Write out each line exactly as it stands, please.

--- COLLECTED MATERIAL ---

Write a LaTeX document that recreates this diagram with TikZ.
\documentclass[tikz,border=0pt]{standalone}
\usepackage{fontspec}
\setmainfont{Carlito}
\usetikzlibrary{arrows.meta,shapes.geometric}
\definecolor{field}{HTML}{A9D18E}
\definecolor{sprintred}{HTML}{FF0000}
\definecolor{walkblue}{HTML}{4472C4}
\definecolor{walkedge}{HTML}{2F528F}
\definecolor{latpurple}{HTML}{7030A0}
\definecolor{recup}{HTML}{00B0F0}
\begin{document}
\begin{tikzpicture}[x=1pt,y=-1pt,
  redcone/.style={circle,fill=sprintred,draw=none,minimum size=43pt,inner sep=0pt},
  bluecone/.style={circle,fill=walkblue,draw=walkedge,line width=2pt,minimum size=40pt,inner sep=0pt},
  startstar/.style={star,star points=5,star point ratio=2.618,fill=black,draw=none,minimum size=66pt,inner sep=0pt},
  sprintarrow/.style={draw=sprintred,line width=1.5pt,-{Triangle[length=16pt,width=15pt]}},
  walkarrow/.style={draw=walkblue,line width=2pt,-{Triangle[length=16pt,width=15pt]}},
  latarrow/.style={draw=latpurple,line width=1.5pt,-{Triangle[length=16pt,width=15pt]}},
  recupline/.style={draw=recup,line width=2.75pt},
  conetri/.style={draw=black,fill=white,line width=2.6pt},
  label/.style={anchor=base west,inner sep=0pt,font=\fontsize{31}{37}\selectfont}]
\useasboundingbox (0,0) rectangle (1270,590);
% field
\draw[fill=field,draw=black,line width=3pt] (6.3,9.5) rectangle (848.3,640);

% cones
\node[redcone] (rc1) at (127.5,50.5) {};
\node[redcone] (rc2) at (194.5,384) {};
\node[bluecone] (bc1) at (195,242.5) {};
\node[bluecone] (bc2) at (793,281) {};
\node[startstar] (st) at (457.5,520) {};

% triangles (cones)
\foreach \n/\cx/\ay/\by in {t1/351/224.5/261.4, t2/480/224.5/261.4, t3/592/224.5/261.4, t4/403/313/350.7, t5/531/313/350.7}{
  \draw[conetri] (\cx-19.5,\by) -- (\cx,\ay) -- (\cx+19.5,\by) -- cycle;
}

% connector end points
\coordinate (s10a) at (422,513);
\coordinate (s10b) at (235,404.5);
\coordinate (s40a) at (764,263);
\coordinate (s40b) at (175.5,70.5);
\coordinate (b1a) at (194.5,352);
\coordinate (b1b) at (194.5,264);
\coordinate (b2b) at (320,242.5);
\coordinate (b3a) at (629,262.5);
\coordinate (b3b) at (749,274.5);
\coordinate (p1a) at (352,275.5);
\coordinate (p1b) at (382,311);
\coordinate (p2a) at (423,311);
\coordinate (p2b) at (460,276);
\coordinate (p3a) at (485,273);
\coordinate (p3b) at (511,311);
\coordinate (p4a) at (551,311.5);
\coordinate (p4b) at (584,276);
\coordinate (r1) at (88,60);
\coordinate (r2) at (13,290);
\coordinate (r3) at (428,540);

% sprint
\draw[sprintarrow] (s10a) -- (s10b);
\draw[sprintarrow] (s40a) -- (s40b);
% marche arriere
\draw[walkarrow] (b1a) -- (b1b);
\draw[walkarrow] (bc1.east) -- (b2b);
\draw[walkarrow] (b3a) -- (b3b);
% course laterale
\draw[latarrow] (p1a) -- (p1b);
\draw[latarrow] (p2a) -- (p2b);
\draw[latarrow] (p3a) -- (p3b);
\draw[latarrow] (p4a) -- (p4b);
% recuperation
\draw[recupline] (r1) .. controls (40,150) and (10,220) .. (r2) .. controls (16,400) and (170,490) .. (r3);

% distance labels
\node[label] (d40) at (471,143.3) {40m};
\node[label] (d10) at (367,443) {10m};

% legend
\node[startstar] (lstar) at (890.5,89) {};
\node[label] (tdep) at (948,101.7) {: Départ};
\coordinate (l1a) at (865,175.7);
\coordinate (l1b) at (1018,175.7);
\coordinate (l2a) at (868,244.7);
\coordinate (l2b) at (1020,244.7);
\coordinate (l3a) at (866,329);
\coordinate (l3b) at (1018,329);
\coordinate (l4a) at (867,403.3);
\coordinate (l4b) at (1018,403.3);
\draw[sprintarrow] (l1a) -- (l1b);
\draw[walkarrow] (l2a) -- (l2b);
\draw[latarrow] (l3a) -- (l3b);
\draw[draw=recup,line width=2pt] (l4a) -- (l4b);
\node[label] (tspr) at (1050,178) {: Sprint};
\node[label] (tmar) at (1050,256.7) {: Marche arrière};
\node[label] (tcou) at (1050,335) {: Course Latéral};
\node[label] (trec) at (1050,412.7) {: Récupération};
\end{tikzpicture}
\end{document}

---

FULL ANSWER
Write a LaTeX document that recreates this diagram with TikZ.
\documentclass[tikz,border=0pt]{standalone}
\usepackage{fontspec}
\setmainfont{Carlito}
\usetikzlibrary{arrows.meta,shapes.geometric}
\definecolor{field}{HTML}{A9D18E}
\definecolor{sprintred}{HTML}{FF0000}
\definecolor{walkblue}{HTML}{4472C4}
\definecolor{walkedge}{HTML}{2F528F}
\definecolor{latpurple}{HTML}{7030A0}
\definecolor{recup}{HTML}{00B0F0}
\begin{document}
\begin{tikzpicture}[x=1pt,y=-1pt,
  redcone/.style={circle,fill=sprintred,draw=none,minimum size=43pt,inner sep=0pt},
  bluecone/.style={circle,fill=walkblue,draw=walkedge,line width=2pt,minimum size=40pt,inner sep=0pt},
  startstar/.style={star,star points=5,star point ratio=2.618,fill=black,draw=none,minimum size=66pt,inner sep=0pt},
  sprintarrow/.style={draw=sprintred,line width=1.5pt,-{Triangle[length=16pt,width=15pt]}},
  walkarrow/.style={draw=walkblue,line width=2pt,-{Triangle[length=16pt,width=15pt]}},
  latarrow/.style={draw=latpurple,line width=1.5pt,-{Triangle[length=16pt,width=15pt]}},
  recupline/.style={draw=recup,line width=2.75pt},
  conetri/.style={draw=black,fill=white,line width=2.6pt},
  label/.style={anchor=base west,inner sep=0pt,font=\fontsize{31}{37}\selectfont}]
\useasboundingbox (0,0) rectangle (1270,590);
% field
\draw[fill=field,draw=black,line width=3pt] (6.3,9.5) rectangle (848.3,640);

% cones
\node[redcone] (rc1) at (127.5,50.5) {};
\node[redcone] (rc2) at (194.5,384) {};
\node[bluecone] (bc1) at (195,242.5) {};
\node[bluecone] (bc2) at (793,281) {};
\node[startstar] (st) at (457.5,520) {};

% triangles (cones)
\foreach \n/\cx/\ay/\by in {t1/351/224.5/261.4, t2/480/224.5/261.4, t3/592/224.5/261.4, t4/403/313/350.7, t5/531/313/350.7}{
  \draw[conetri] (\cx-19.5,\by) -- (\cx,\ay) -- (\cx+19.5,\by) -- cycle;
}

% connector end points
\coordinate (s10a) at (422,513);
\coordinate (s10b) at (235,404.5);
\coordinate (s40a) at (764,263);
\coordinate (s40b) at (175.5,70.5);
\coordinate (b1a) at (194.5,352);
\coordinate (b1b) at (194.5,264);
\coordinate (b2b) at (320,242.5);
\coordinate (b3a) at (629,262.5);
\coordinate (b3b) at (749,274.5);
\coordinate (p1a) at (352,275.5);
\coordinate (p1b) at (382,311);
\coordinate (p2a) at (423,311);
\coordinate (p2b) at (460,276);
\coordinate (p3a) at (485,273);
\coordinate (p3b) at (511,311);
\coordinate (p4a) at (551,311.5);
\coordinate (p4b) at (584,276);
\coordinate (r1) at (88,60);
\coordinate (r2) at (13,290);
\coordinate (r3) at (428,540);

% sprint
\draw[sprintarrow] (s10a) -- (s10b);
\draw[sprintarrow] (s40a) -- (s40b);
% marche arriere
\draw[walkarrow] (b1a) -- (b1b);
\draw[walkarrow] (bc1.east) -- (b2b);
\draw[walkarrow] (b3a) -- (b3b);
% course laterale
\draw[latarrow] (p1a) -- (p1b);
\draw[latarrow] (p2a) -- (p2b);
\draw[latarrow] (p3a) -- (p3b);
\draw[latarrow] (p4a) -- (p4b);
% recuperation
\draw[recupline] (r1) .. controls (40,150) and (10,220) .. (r2) .. controls (16,400) and (170,490) .. (r3);

% distance labels
\node[label] (d40) at (471,143.3) {40m};
\node[label] (d10) at (367,443) {10m};

% legend
\node[startstar] (lstar) at (890.5,89) {};
\node[label] (tdep) at (948,101.7) {: Départ};
\coordinate (l1a) at (865,175.7);
\coordinate (l1b) at (1018,175.7);
\coordinate (l2a) at (868,244.7);
\coordinate (l2b) at (1020,244.7);
\coordinate (l3a) at (866,329);
\coordinate (l3b) at (1018,329);
\coordinate (l4a) at (867,403.3);
\coordinate (l4b) at (1018,403.3);
\draw[sprintarrow] (l1a) -- (l1b);
\draw[walkarrow] (l2a) -- (l2b);
\draw[latarrow] (l3a) -- (l3b);
\draw[draw=recup,line width=2pt] (l4a) -- (l4b);
\node[label] (tspr) at (1050,178) {: Sprint};
\node[label] (tmar) at (1050,256.7) {: Marche arrière};
\node[label] (tcou) at (1050,335) {: Course Latéral};
\node[label] (trec) at (1050,412.7) {: Récupération};
\end{tikzpicture}
\end{document}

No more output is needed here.